■ Objective
List each line of the data that holds the string "with".

■ Material supplied
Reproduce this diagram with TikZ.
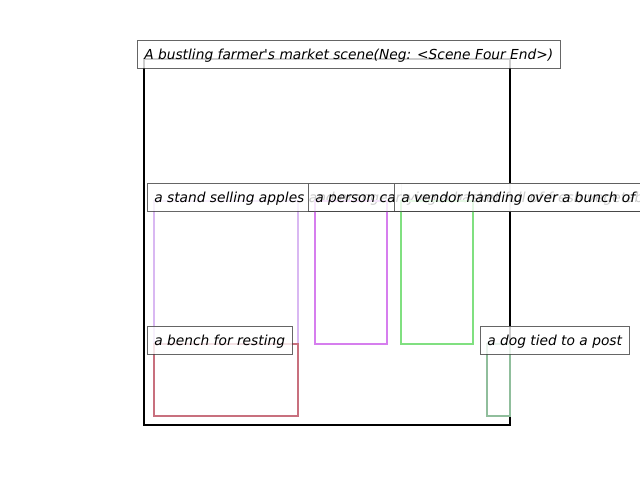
\documentclass[tikz,border=0pt]{standalone}
\usepackage{fontspec}
\setmainfont{DejaVu Sans}
\usepackage{xcolor}
\definecolor{standc}{HTML}{D9B8F2}
\definecolor{personc}{HTML}{D67EEE}
\definecolor{vendorc}{HTML}{80E080}
\definecolor{benchc}{HTML}{C8707E}
\definecolor{dogc}{HTML}{90BE9C}
\begin{document}
\begin{tikzpicture}[x=0.025cm, y=-0.025cm,
  every node/.style = {font=\fontsize{9.8pt}{12pt}\selectfont\itshape},
  lbl/.style = {shape=rectangle, anchor=west, draw=black!75,
    fill=white, fill opacity=0.8, draw opacity=0.8, text opacity=1,
    inner xsep=4.96pt, inner ysep=0pt, minimum height=19.8pt,
    text height=8.6pt, text depth=1.0pt},
  box/.style = {line width=1.5pt}]
  \useasboundingbox (0,0) rectangle (640,480);
  \clip (0,0) rectangle (640,480);
  % scene frame
  \draw[line width=1.8pt] (144,59) rectangle (510,425);
  \node[lbl] (title) at (137,54) {A bustling farmer\textquotesingle s market scene(Neg: <Scene Four End>)};
  % objects
  \draw[box, standc] (154,201) rectangle (298,344);
  \node[lbl] (stand) at (147,197) {a stand selling apples and oranges};
  \draw[box, personc] (315,201) rectangle (387,344);
  \node[lbl] (person) at (308,197) {a person carrying a basket full of fresh vegetables};
  \draw[box, vendorc] (401,201) rectangle (473,344);
  \node[lbl] (vendor) at (394,197) {a vendor handing over a bunch of flowers to a customer};
  \draw[box, benchc] (154,344) rectangle (298,416);
  \node[lbl] (bench) at (147,340) {a bench for resting};
  \draw[box, dogc] (487,344) rectangle (510,416);
  \node[lbl] (dog) at (480,340) {a dog tied to a post};
\end{tikzpicture}
\end{document}
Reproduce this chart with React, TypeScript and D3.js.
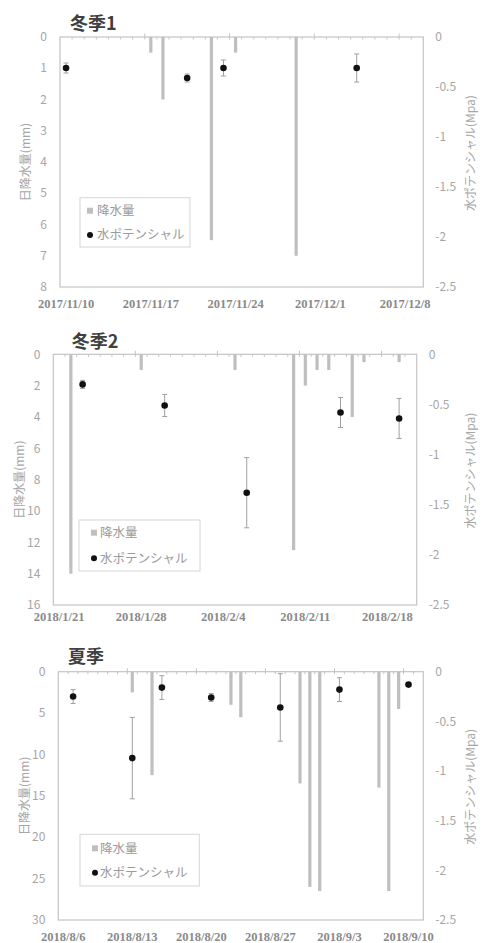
import * as d3 from "d3"

// ---- data: 冬季1 ----
const rainDates1 = ["2017-11-17", "2017-11-18", "2017-11-22", "2017-11-24", "2017-11-29"]
const rainValues1 = [0.5, 2, 6.5, 0.5, 7]
const wpDates1 = ["2017-11-10", "2017-11-20", "2017-11-23", "2017-12-04"]
const wpMeans1 = [-0.31, -0.41, -0.31, -0.31]
const wpErrors1 = [0.05, 0.04, 0.08, 0.14]

// ---- data: 冬季2 ----
const rainDates2 = [
  "2018-01-22", "2018-01-28", "2018-02-05", "2018-02-10", "2018-02-11",
  "2018-02-12", "2018-02-13", "2018-02-15", "2018-02-16", "2018-02-19",
]
const rainValues2 = [14, 1, 1, 12.5, 2, 1, 1, 4, 0.5, 0.5]
const wpDates2 = ["2018-01-23", "2018-01-30", "2018-02-06", "2018-02-14", "2018-02-19"]
const wpMeans2 = [-0.3, -0.51, -1.38, -0.58, -0.64]
const wpErrors2 = [0.04, 0.11, 0.35, 0.15, 0.2]

// ---- data: 夏季 ----
const rainDates3 = [
  "2018-08-13", "2018-08-15", "2018-08-23", "2018-08-24", "2018-08-30",
  "2018-08-31", "2018-09-01", "2018-09-07", "2018-09-08", "2018-09-09",
]
const rainValues3 = [2.5, 12.5, 4, 5.5, 13.5, 26, 26.5, 14, 26.5, 4.5]
const wpDates3 = ["2018-08-07", "2018-08-13", "2018-08-16", "2018-08-21", "2018-08-28", "2018-09-03", "2018-09-10"]
const wpMeans3 = [-0.25, -0.87, -0.16, -0.26, -0.36, -0.18, -0.13]
const wpErrors3 = [0.07, 0.41, 0.12, 0.04, 0.34, 0.12, 0.01]

// axis settings
const titles = ["冬季1", "冬季2", "夏季"]
const axisStarts = ["2017-11-10", "2018-01-21", "2018-08-06"]
const axisDays = [30, 31, 37]
const rainMax = [8, 16, 30]
const rainStep = [1, 2, 5]
const wpTicks = [0, -0.5, -1, -1.5, -2, -2.5]

const leftTitle = "日降水量(mm)"
const rightTitle = "水ポテンシャル(Mpa)"
const legendRain = "降水量"
const legendWp = "水ポテンシャル"

// layout of each panel
const layouts = [
  { left: 60, right: 423.3, top: 37, bottom: 287, titleX: 70, titleY: 29.5, labelY: 308,
    leg: { x: 80, y: 197.7, w: 110, h: 49.3, mx: 90, tx: 97, r1: 210.7, r2: 235 } },
  { left: 53.3, right: 416.7, top: 354.3, bottom: 605, titleX: 71.7, titleY: 347.5, labelY: 621,
    leg: { x: 79, y: 520, w: 121, h: 51, mx: 94, tx: 100, r1: 532.7, r2: 558.3 } },
  { left: 58.3, right: 423.3, top: 671.7, bottom: 920, titleX: 68, titleY: 663, labelY: 941,
    leg: { x: 80, y: 834.3, w: 119.3, h: 51.7, mx: 95, tx: 100, r1: 848.3, r2: 872.7 } },
]

const parse = d3.utcParse("%Y-%m-%d")
const fmt = d3.utcFormat("%Y/%-m/%-d")
const HALF = 12 * 3600 * 1000

const jp = "'Noto Sans CJK JP', 'Noto Sans', sans-serif"
const gridColor = "#c4c4c4"
const textGray = "#a6a6a6"

type PanelProps = {
  idx: number
  rainDates: string[]
  rainValues: number[]
  wpDates: string[]
  wpMeans: number[]
  wpErrors: number[]
}

function Panel({ idx, rainDates, rainValues, wpDates, wpMeans, wpErrors }: PanelProps) {
  const L = layouts[idx]
  const start = parse(axisStarts[idx])!
  const days = axisDays[idx]

  const x = d3
    .scaleUtc()
    .domain([new Date(+start - HALF), new Date(+d3.utcDay.offset(start, days) - HALF)])
    .range([L.left, L.right])
  const yL = d3.scaleLinear().domain([0, rainMax[idx]]).range([L.top, L.bottom])
  const yR = d3.scaleLinear().domain([0, -2.5]).range([L.top, L.bottom])

  const leftTicks = d3.range(0, rainMax[idx] + 0.001, rainStep[idx])
  const boundaries = d3.range(1, days).map((k) => ({
    k,
    x: x(new Date(+d3.utcDay.offset(start, k) - HALF)),
  }))
  const labels = d3.range(0, days, 7).map((k) => d3.utcDay.offset(start, k))
  const midY = (L.top + L.bottom) / 2
  const capW = 2.5

  return (
    <g>
      <text x={L.titleX} y={L.titleY} fontFamily={jp} fontSize={18} fontWeight="bold" fill="#404040">
        {titles[idx]}
      </text>

      {/* plot frame */}
      <rect x={L.left} y={L.top} width={L.right - L.left} height={L.bottom - L.top}
        fill="none" stroke={gridColor} strokeWidth={1.2} />

      {/* day ticks along the top axis */}
      {boundaries.map((b) => (
        <line key={b.k} x1={b.x} x2={b.x} y1={b.k % 7 === 0 ? L.top - 3.5 : L.top}
          y2={L.top + 2.5} stroke={gridColor} strokeWidth={1} />
      ))}

      {/* rain bars, hanging from the top */}
      {rainDates.map((d, i) => {
        const cx = x(parse(d)!)
        return (
          <rect key={d} x={cx - 1.6} y={yL(0)} width={3.2} height={yL(rainValues[i]) - yL(0)} fill="#bfbfbf" />
        )
      })}

      {/* water potential with error bars */}
      {wpDates.map((d, i) => {
        const cx = x(parse(d)!)
        const y1 = yR(wpMeans[i] + wpErrors[i])
        const y2 = yR(wpMeans[i] - wpErrors[i])
        return (
          <g key={d} stroke="#a0a0a0" strokeWidth={1}>
            <line x1={cx} x2={cx} y1={y1} y2={y2} />
            <line x1={cx - capW} x2={cx + capW} y1={y1} y2={y1} />
            <line x1={cx - capW} x2={cx + capW} y1={y2} y2={y2} />
            <circle cx={cx} cy={yR(wpMeans[i])} r={3.3} fill="#111" stroke="none" />
          </g>
        )
      })}

      {/* left axis labels */}
      {leftTicks.map((t) => (
        <text key={t} x={L.left - 13} y={yL(t)} dy="0.35em" textAnchor="end"
          fontFamily={jp} fontSize={12} fill={textGray}>
          {t}
        </text>
      ))}
      {/* right axis labels */}
      {wpTicks.map((t) => (
        <text key={t} x={L.right + 12} y={yR(t)} dy="0.35em" textAnchor="start"
          fontFamily={jp} fontSize={12} fill={textGray}>
          {t}
        </text>
      ))}
      {/* date labels */}
      {labels.map((d) => (
        <text key={+d} x={x(d)} y={L.labelY} textAnchor="middle"
          fontFamily="'Liberation Serif', 'DejaVu Serif', serif" fontWeight="bold"
          fontSize={12.5} fill="#8a8a8a">
          {fmt(d)}
        </text>
      ))}

      <text transform={`translate(${L.left - 34},${midY}) rotate(-90)`} textAnchor="middle"
        dy="0.35em" fontFamily={jp} fontSize={12} fill={textGray}>
        {leftTitle}
      </text>
      <text transform={`translate(471,${midY - 9}) rotate(-90)`} textAnchor="middle"
        dy="0.35em" fontFamily={jp} fontSize={12} fill={textGray}>
        {rightTitle}
      </text>

      {/* legend */}
      <rect x={L.leg.x} y={L.leg.y} width={L.leg.w} height={L.leg.h} fill="#fff" stroke="#d6d6d6" strokeWidth={1} />
      <rect x={L.leg.mx - 3} y={L.leg.r1 - 3} width={6} height={6} fill="#bfbfbf" />
      <text x={L.leg.tx} y={L.leg.r1} dy="0.35em" fontFamily={jp} fontSize={12.5} fill="#9a9a9a">
        {legendRain}
      </text>
      <circle cx={L.leg.mx} cy={L.leg.r2} r={3} fill="#111" />
      <text x={L.leg.tx} y={L.leg.r2} dy="0.35em" fontFamily={jp} fontSize={12.5} fill="#9a9a9a">
        {legendWp}
      </text>
    </g>
  )
}

export default function App() {
  return (
    <svg width={489} height={943} style={{ position: "absolute", left: 0, top: 0, background: "#fff" }}>
      <rect width={489} height={943} fill="#fff" />
      <Panel idx={0} rainDates={rainDates1} rainValues={rainValues1}
        wpDates={wpDates1} wpMeans={wpMeans1} wpErrors={wpErrors1} />
      <Panel idx={1} rainDates={rainDates2} rainValues={rainValues2}
        wpDates={wpDates2} wpMeans={wpMeans2} wpErrors={wpErrors2} />
      <Panel idx={2} rainDates={rainDates3} rainValues={rainValues3}
        wpDates={wpDates3} wpMeans={wpMeans3} wpErrors={wpErrors3} />
    </svg>
  )
}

■ Answer to the task
Reproduce this diagram with TikZ.
Reproduce this chart with React, TypeScript and D3.js.
      {/* water potential with error bars */}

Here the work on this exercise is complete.